- Directed by: Andrew Kazamia
- Written by: Andrew Kazamia
- Produced by: Liz Amsden Caroline Haynes Jon Haynes Andrew Kazamia Fran Kazamia Peter G.A. Morris Julie O'Neill Ken Todd Lisa Vanderpump Mark Yellen
- Cinematography: Clive Tickner
- Edited by: Roger Dacier
- Production company: Quadriga Productions
- Distributed by: GatebreakR Morningstar Entertainment Phoenicia Pictures
- Release dates: June 2007 (Breckenridge Film Festival); March 17, 2008 (United Kingdom);
- Running time: 96 minutes
- Country: United States
- Language: English

= Trust Me (2007 film) =

Trust Me is a 2007 film written and directed by Andrew Kazamia.

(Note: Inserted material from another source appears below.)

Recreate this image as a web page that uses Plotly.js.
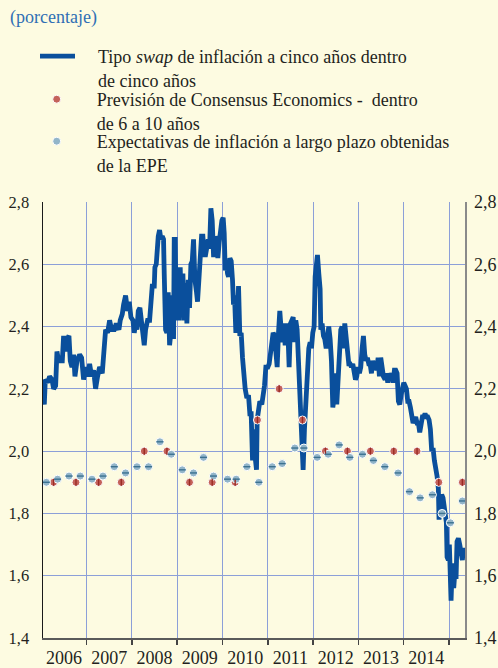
<!DOCTYPE html>
<html>
<head>
<meta charset="utf-8">
<script src="https://cdn.plot.ly/plotly-3.0.1.min.js"></script>
<style>html,body{margin:0;padding:0;background:#fdfbe1;}#chart{width:498px;height:668px;}</style>
</head>
<body>
<div id="chart"></div>
<script>
// Tipo swap de inflación a cinco años dentro de cinco años (fecha en años decimales)
var swapFecha = [
2006.037,2006.067,2006.089,2006.14,2006.184,2006.236,2006.273,2006.317,2006.346,2006.383,2006.42,2006.464,2006.493,2006.53,2006.567,2006.611,2006.64,2006.677,2006.714,2006.743,2006.788,2006.846,2006.89,2006.934,2006.979,
2007.023,2007.067,2007.111,2007.155,2007.199,2007.243,2007.287,2007.346,2007.39,2007.42,2007.464,2007.508,2007.552,2007.611,2007.655,2007.714,2007.743,2007.788,2007.817,2007.861,2007.905,
2007.942,2007.979,2008.023,2008.052,2008.082,2008.111,2008.141,2008.177,2008.214,2008.244,2008.273,2008.302,2008.346,2008.391,2008.42,2008.449,2008.494,2008.508,2008.538,2008.552,2008.582,2008.611,2008.641,2008.67,2008.699,2008.714,2008.744,2008.773,2008.802,2008.832,2008.854,2008.891,2008.92,2008.935,2008.957,2008.979,
2009.001,2009.023,2009.045,2009.067,2009.096,2009.126,2009.155,2009.185,2009.214,2009.244,2009.273,2009.302,2009.332,2009.361,2009.391,2009.427,2009.449,2009.479,2009.508,2009.538,2009.567,2009.596,2009.626,2009.655,2009.685,2009.714,2009.744,2009.773,2009.802,2009.832,
2009.839,2009.868,2009.898,2009.927,2009.957,2009.986,2010.015,2010.038,2010.06,2010.089,2010.111,2010.133,2010.163,2010.192,2010.221,2010.243,2010.265,2010.295,2010.324,2010.354,2010.383,2010.413,2010.442,2010.471,2010.501,2010.538,2010.574,2010.604,2010.633,2010.663,2010.692,2010.721,2010.751,2010.765,2010.795,2010.824,2010.868,2010.898,2010.927,2010.957,
2011.001,2011.03,2011.06,2011.089,2011.118,2011.148,2011.177,2011.207,2011.236,2011.265,2011.295,2011.324,2011.354,2011.383,2011.413,2011.442,2011.471,2011.501,2011.53,2011.56,2011.589,2011.618,2011.648,2011.677,2011.707,2011.736,2011.765,2011.78,2011.809,
2011.846,2011.876,2011.905,2011.935,2011.964,2011.993,2012.023,2012.045,2012.067,2012.096,2012.126,2012.155,2012.17,2012.199,2012.229,2012.258,2012.288,2012.317,2012.346,2012.376,2012.405,2012.435,2012.464,2012.493,2012.523,2012.552,2012.582,2012.611,2012.64,2012.67,2012.699,2012.729,2012.758,2012.788,2012.817,2012.846,2012.876,2012.905,2012.935,2012.964,2012.993,
2013.023,2013.052,2013.082,2013.111,2013.14,2013.17,2013.199,2013.229,2013.258,2013.288,2013.317,2013.346,2013.376,2013.405,2013.435,2013.464,2013.493,2013.523,2013.552,
2013.589,2013.618,2013.648,2013.677,2013.707,2013.736,2013.765,2013.795,2013.824,2013.854,2013.883,2013.913,2013.942,2013.971,2014.001,2014.03,2014.06,2014.089,2014.118,2014.148,2014.177,2014.207,2014.236,2014.265,2014.295,2014.324,2014.354,2014.383,2014.413,2014.442,2014.471,2014.501,2014.53,2014.56,2014.589,2014.618,2014.648,2014.677,2014.707,2014.736,2014.765,2014.78,2014.81,2014.839,2014.868,2014.898,2014.913,2014.942,2014.957,2014.986,
2015.008,2015.03,2015.045,2015.074,2015.104,2015.133,2015.155,2015.177,2015.207,2015.236,2015.265,2015.295,2015.317
];
var swapValor = [
2.18,2.15,2.23,2.22,2.24,2.23,2.20,2.21,2.32,2.29,2.29,2.29,2.37,2.32,2.36,2.37,2.29,2.27,2.31,2.24,2.29,2.31,2.30,2.23,2.27,
2.24,2.28,2.24,2.26,2.20,2.24,2.27,2.25,2.35,2.39,2.38,2.42,2.39,2.39,2.41,2.39,2.42,2.44,2.47,2.50,2.45,
2.48,2.43,2.42,2.38,2.41,2.39,2.45,2.46,2.40,2.35,2.34,2.39,2.42,2.42,2.52,2.53,2.53,2.59,2.60,2.67,2.69,2.71,2.68,2.69,2.68,2.57,2.39,2.38,2.51,2.34,2.37,2.50,2.36,2.68,2.68,2.42,
2.58,2.48,2.42,2.59,2.43,2.57,2.42,2.54,2.41,2.55,2.46,2.60,2.61,2.68,2.55,2.51,2.48,2.55,2.65,2.69,2.69,2.63,2.63,2.65,2.68,2.65,2.78,2.74,2.63,2.63,
2.69,2.67,2.62,2.67,2.72,2.74,2.75,2.70,2.58,2.61,2.57,2.56,2.62,2.61,2.55,2.47,2.50,2.38,2.42,2.53,2.37,2.38,2.30,2.22,2.20,2.17,2.18,2.12,2.12,1.97,2.07,1.98,1.94,2.10,2.14,2.16,2.15,2.18,2.21,2.27,
2.27,2.28,2.31,2.36,2.38,2.37,2.33,2.27,2.38,2.45,2.39,2.35,2.41,2.34,2.41,2.39,2.27,2.41,2.42,2.43,2.35,2.42,2.39,2.29,2.10,2.01,1.96,1.94,2.07,
2.20,2.23,2.33,2.35,2.33,2.38,2.40,2.56,2.59,2.63,2.57,2.52,2.39,2.41,2.37,2.36,2.33,2.37,2.40,2.36,2.29,2.14,2.17,2.25,2.15,2.23,2.32,2.39,2.40,2.33,2.41,2.37,2.32,2.28,2.28,2.27,2.28,2.25,2.23,2.24,2.27,
2.25,2.27,2.33,2.37,2.31,2.29,2.30,2.28,2.28,2.25,2.29,2.27,2.28,2.26,2.30,2.24,2.30,2.25,2.24,
2.23,2.25,2.22,2.25,2.23,2.25,2.22,2.26,2.26,2.25,2.16,2.15,2.18,2.21,2.22,2.21,2.20,2.16,2.16,2.14,2.11,2.09,2.10,2.11,2.09,2.09,2.06,2.08,2.11,2.11,2.12,2.11,2.11,2.10,2.07,2.00,2.01,1.97,1.95,1.92,1.88,1.78,1.84,1.86,1.85,1.81,1.79,1.77,1.66,1.65,
1.70,1.59,1.52,1.64,1.56,1.62,1.59,1.71,1.72,1.70,1.66,1.65,1.69
];

// Previsión de Consensus Economics - dentro de 6 a 10 años
var consensusFecha = [2006.272,2006.766,2007.265,2007.766,2008.273,2008.774,2009.272,2009.773,2010.28,2010.772,2011.251,2011.765,2012.272,2012.758,2013.265,2013.781,2014.295,2014.774,2015.295];
var consensusValor = [1.90,1.90,1.90,1.90,2.00,2.00,1.90,1.90,1.90,2.10,2.20,2.10,2.00,2.00,2.00,2.00,2.00,1.90,1.90];

// Expectativas de inflación a largo plazo obtenidas de la EPE
var epeFecha = [2006.111,2006.36,2006.612,2006.861,2007.119,2007.362,2007.611,2007.86,2008.112,2008.368,2008.619,2008.869,2009.111,2009.36,2009.581,2009.802,2010.111,2010.302,2010.538,2010.803,2011.097,2011.317,2011.597,2011.796,2012.089,2012.332,2012.575,2012.811,2013.089,2013.331,2013.583,2013.876,2014.126,2014.362,2014.633,2014.847,2015.03,2015.295];
var epeValor = [1.90,1.91,1.92,1.92,1.91,1.92,1.95,1.93,1.95,1.95,2.03,1.99,1.94,1.93,1.98,1.92,1.91,1.91,1.95,1.90,1.95,1.96,2.01,2.01,1.98,1.99,2.02,1.98,1.99,1.97,1.95,1.93,1.87,1.85,1.86,1.80,1.77,1.84];

var anios = ['2006','2007','2008','2009','2010','2011','2012','2013','2014'];
var aniosCentro = [2006.5,2007.5,2008.5,2009.5,2010.5,2011.5,2012.5,2013.5,2014.5];
var limitesAnio = [2007,2008,2009,2010,2011,2012,2013,2014,2015];
var yTicks = [1.4,1.6,1.8,2.0,2.2,2.4,2.6,2.8];

var sangria = '&nbsp;&nbsp;&nbsp;&nbsp;';
var nombres = [
  sangria + 'Tipo <i>swap</i> de inflación a cinco años dentro<br>' + sangria + 'de cinco años',
  'Previsión de Consensus Economics -  dentro<br>de 6 a 10 años',
  'Expectativas de inflación a largo plazo obtenidas<br>de la EPE'
];

var xRange = [2006.038, 2015.353];
var yRange = [1.4, 2.8];
var serif = "'Liberation Serif', 'Times New Roman', serif";
var bg = '#fdfbe1';
var grid = '#8c9fd8';
var texto = '#231f20';

var traces = [
  {x: swapFecha, y: swapValor, type: 'scatter', mode: 'lines', name: nombres[0], legend: 'legend',
   line: {color: '#0a4f9c', width: 4.8}},
  {x: consensusFecha, y: consensusValor, type: 'scatter', mode: 'markers', name: nombres[1], legend: 'legend2',
   marker: {symbol: 'circle', size: 8, color: '#c4625a', line: {color: '#ffffff', width: 1}}},
  {x: epeFecha, y: epeValor, type: 'scatter', mode: 'markers', name: nombres[2], legend: 'legend3',
   marker: {symbol: 'circle', size: 8, color: '#92b5c9', line: {color: '#ffffff', width: 1}}},
  {x: consensusFecha, y: consensusValor, type: 'scatter', mode: 'markers', showlegend: false, hoverinfo: 'skip',
   xaxis: 'x2', yaxis: 'y2',
   marker: {symbol: 'line-ns', size: 5, line: {color: '#9a2a24', width: 1.4}}},
  {x: epeFecha, y: epeValor, type: 'scatter', mode: 'markers', showlegend: false, hoverinfo: 'skip',
   xaxis: 'x2', yaxis: 'y2',
   marker: {symbol: 'line-ew', size: 5, line: {color: '#3b7190', width: 1.4}}}
];

function leyenda(x, yTop, ancho) {
  return {xref: 'container', yref: 'container', x: x / 498, y: 1 - yTop / 668,
          xanchor: 'left', yanchor: 'top', bgcolor: 'rgba(0,0,0,0)', borderwidth: 0,
          font: {family: serif, size: 18, color: texto}, valign: 'top', itemwidth: ancho};
}

var layout = {
  width: 498, height: 668,
  margin: {l: 43, r: 33, t: 202, b: 30, pad: 0, autoexpand: false},
  paper_bgcolor: bg, plot_bgcolor: bg,
  separators: ',.',
  font: {family: serif, size: 16, color: texto},
  title: {text: '(porcentaje)', x: 10/498, xref: 'container', xanchor: 'left',
          y: 1 - 17/668, yref: 'container', yanchor: 'middle',
          font: {family: serif, size: 18, color: '#2f6fb4'}},
  showlegend: true,
  legend: leyenda(35, 38, 35),
  legend2: leyenda(16.7, 81, 70),
  legend3: leyenda(16.7, 123, 70),
  xaxis: {range: xRange, type: 'linear', tickmode: 'array', tickvals: limitesAnio,
          showticklabels: false, ticks: 'outside', ticklen: 5, tickwidth: 1.5, tickcolor: '#444',
          showgrid: true, gridcolor: grid, gridwidth: 1, zeroline: false,
          showline: true, linecolor: '#5a5a5a', linewidth: 2, fixedrange: true},
  xaxis2: {range: xRange, overlaying: 'x', anchor: 'y', side: 'bottom', tickmode: 'array',
           tickvals: aniosCentro, ticktext: anios, ticks: '', showgrid: false, zeroline: false,
           showline: false, ticklabelstandoff: 7, tickfont: {family: serif, size: 18, color: texto}},
  yaxis: {range: yRange, tickmode: 'array', tickvals: yTicks, tickformat: '.1f',
          ticks: '', showgrid: true, gridcolor: grid, gridwidth: 1, zeroline: false,
          showline: true, linecolor: '#1a1a1a', linewidth: 1.5, ticklabelstandoff: 9,
          tickfont: {family: serif, size: 16.5, color: texto}},
  yaxis2: {range: yRange, overlaying: 'y', anchor: 'x', side: 'right', tickmode: 'array',
           tickvals: yTicks, tickformat: '.1f', ticks: '', showgrid: false, zeroline: false,
           showline: true, linecolor: '#8a8a8a', linewidth: 1.5, ticklabelstandoff: 4,
           tickfont: {family: serif, size: 18, color: texto}}
};

Plotly.newPlot('chart', traces, layout, {staticPlot: true, displayModeBar: false});
</script>
</body>
</html>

The film was produced by Quadriga Productions and Lisa Vanderpump and Kenneth Todd. The film stars Enn Reitel, Tony Curran, Craig Ferguson, and Shelley Long. It won three awards at its first festival screening at the Breckenridge Festival of Film, June 2007, for Best Supporting Actor for Enn Reitel, Best Comedy and an Audiences Award. At the next festival, the Honolulu International Film Festival, July 2007, it won Best Director, then at the Kansas Universal Film Festival, September 2007, it won Best Director and Best Editor. It screened at the Braunschweig Film Festival in Germany where its director Andrew Kazamia won the Heinrich award for best first time European film maker 2007.

== Synopsis ==
Take a smart young con man and a talented but reluctant impressionist, let them loose among the natives in Hollywood.